One of the best ways to examine the influence of school sponsorship, would be to look at US schools, who have had sponsorship by fast food and soft drink brands for more than two decades. In Fast Food Nation (2001), Eric Schlosser highlighted a brochure put out by a promotional company that encouraged brands to make sponsorship deals with school districts. The brochure claimed, “Whether it’s first-graders learning to read or teenagers shopping for their first car, we can guarantee an introduction of your product and your company to these students in the traditional setting of the classroom.” Schools in Florida have taken this advice and run with it. Their school reports are sponsored by McDonalds, and come with a free Happy Meal for students who have good grades. The Happy Meals in the US include a product called Apple Dippers, that come with "Low Fat" caramel dipping sauce and 0 per cent fibre (I want to know what happened to it).

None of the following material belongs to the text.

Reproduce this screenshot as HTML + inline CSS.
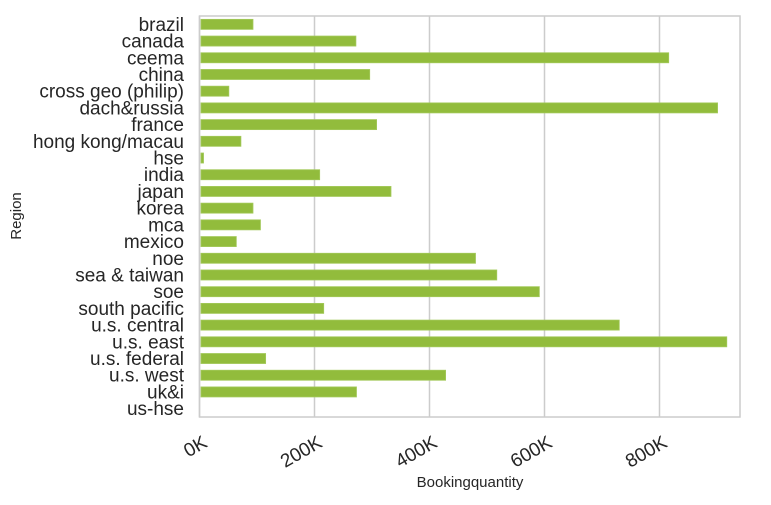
<!DOCTYPE html>
<html><head><meta charset="utf-8">
<style>
body{margin:0;background:#fff;font-family:"Liberation Sans",Arial,sans-serif;}
svg text{font-family:"Liberation Sans",Arial,sans-serif;fill:#262626;}
</style></head>
<body>
<svg width="771" height="500" viewBox="0 0 771 500">
<g id="grid"></g>
<g id="bars"></g>
<g id="ylabels"></g>
<g id="xlabels"></g>
<rect x="199.5" y="16" width="540.5" height="401" fill="none" stroke="#cccccc" stroke-width="1.5"/>
<text x="470" y="487" font-size="15" text-anchor="middle">Bookingquantity</text>
<text x="21" y="216" font-size="15" text-anchor="middle" transform="rotate(-90 21 216)">Region</text>
</svg>
<script>
const categories=["brazil","canada","ceema","china","cross geo (philip)","dach&russia","france","hong kong/macau","hse","india","japan","korea","mca","mexico","noe","sea & taiwan","soe","south pacific","u.s. central","u.s. east","u.s. federal","u.s. west","uk&i","us-hse"];
const values=[93,272,816,296,51,901,308,72,7,209,333,93,106,64,480,517,591,216,730,917,115,428,273,0];
const ticks=[0,200,400,600,800];
const tickLabels=["0K","200K","400K","600K","800K"];
const NS="http://www.w3.org/2000/svg";
const X0=199.5,PX_PER_K=115/200,PLOT_TOP=16,PLOT_BOTTOM=417;
const nCat=categories.length;
const band=(PLOT_BOTTOM-PLOT_TOP)/nCat;
const xs=v=>X0+v*PX_PER_K;
const yc=i=>PLOT_TOP+(i+0.5)*band;
function mk(tag,attrs,parent){const e=document.createElementNS(NS,tag);for(const k in attrs)e.setAttribute(k,attrs[k]);parent.appendChild(e);return e;}
const grid=document.getElementById('grid'),bars=document.getElementById('bars'),yl=document.getElementById('ylabels'),xl=document.getElementById('xlabels');
ticks.forEach((t,i)=>{
  const l=mk('line',{x1:xs(t),x2:xs(t),y1:PLOT_TOP,y2:PLOT_BOTTOM,stroke:'#cccccc','stroke-width':1.5},grid);
  
  
  const x=xs(t)+9,y=446;
  const tx=mk('text',{x:x,y:y,'font-size':19,'text-anchor':'end',transform:`rotate(-30 ${x} ${y})`},xl);
  tx.textContent=tickLabels[i];
  
  
});
categories.forEach((c,i)=>{
  const bh=band*0.6;
  const r=mk('rect',{x:xs(0)+1.5,y:yc(i)-bh/2,width:Math.max(0,xs(values[i])-xs(0)-1.5),height:bh,fill:'#92bc3c',stroke:'#a3c95a','stroke-width':0.8},bars);
  
  
  const t=mk('text',{x:184,y:yc(i)+6.5,'font-size':19,'text-anchor':'end'},yl);
  t.textContent=c;
  
  
});
</script>
</body></html>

Just the ticket to wean children of real fruit…

 

Sponsorship is an effective way to get children, including adolescents – who are highly vulnerable to promotional messages – to be “nudged” toward your product. Research published in the Journal of Consumer Research in 1982, found that children exposed to just five minutes a day of advertising while attending a summer camp were influenced to make choices different from control groups. Each day, after the exposure, children were given a selection of fruit, juices, lollies and soft-drinks to eat. Children in the lollies condition chose significantly less fruit (25 per cent) than those in the fruit condition (45 per cent).

 

There is a naïvete amongst many commentators that regresses the discussion to the notion of single exposures to brand messages. The argument is then made that this is harmless, because it is only five minutes of advertising, or just some posters or branding in the gym, but the reality is that these sponsorships are part of a broader integrated marketing strategy, both within the school and outside of the school. All of the brand messages, whether delivered on school grounds, or outside the school, add up to provide an incremental inevitability that makes it “easier” for the child to choose one brand over another, and one product over another.

 

In other words, if I am consistently exposed to a particular brand (e.g., Mcdonalds) in an environment where I am educated, then I make unconscious links to that brand. So when it comes to making a choice about take-away food (which all families indulge in from time to time), it becomes easier to choose that brand – partially because of the exposure to the brand at school, partially because of exposure to the brand across a whole range of media platforms, partially because it is easy to access, partially because it is relatively cheap to buy (in the short-term), and partially because it provides an instant reward in the form of sugar, fat and salt.

 

Usual defences, such as parents controlling their children’s healthy eating, are circumvented by this type of strategy. Parents are not with their children when they are being exposed to these positive messages about the brand, and the schools implicit support of the brand means that parents are not be in a position to influence their children’s developing attitudes toward the brand, at that time. Of course, parents are able to say no to their children when they insist on eating at a particular take-away food “restaurant”, but this becomes more difficult when the school their children attends is implicitly supporting it. It also becomes a particuarly onerous responsibility to place squarely, and solely, upon parents, in the absence of any corresponding responsibility placed upon schools, government, and commercial businesses.

 

In marketing, it’s all about building familiarity, trust, and the promise of a better life. Funnily enough, marketers know this – that’s why they spend so much money on research into consumer psychology. One thing that they know is that the more we are exposed to a particular ad, or product, or brand, the more we are likely to believe that it is a good product or brand. It is hardly rational, but we don’t really think about it. We should, but if we spent our time thinking through every decision in a rational, methodical manner, we would hardly get out of bed in the morning.

 

 

As Max Sutherland, author of Advertising and the Mind of the Consumer says, "Much of advertising creates only marginal differences, but small differences can build into larger differences. Even small differences can tip the balance in favour of the advertised brand." And in marketing, it is all about degrees of difference. 

 

Schools should resist the temptation to commercialise the education environment, simply for the short-term benefits of very small amounts of educative assistance.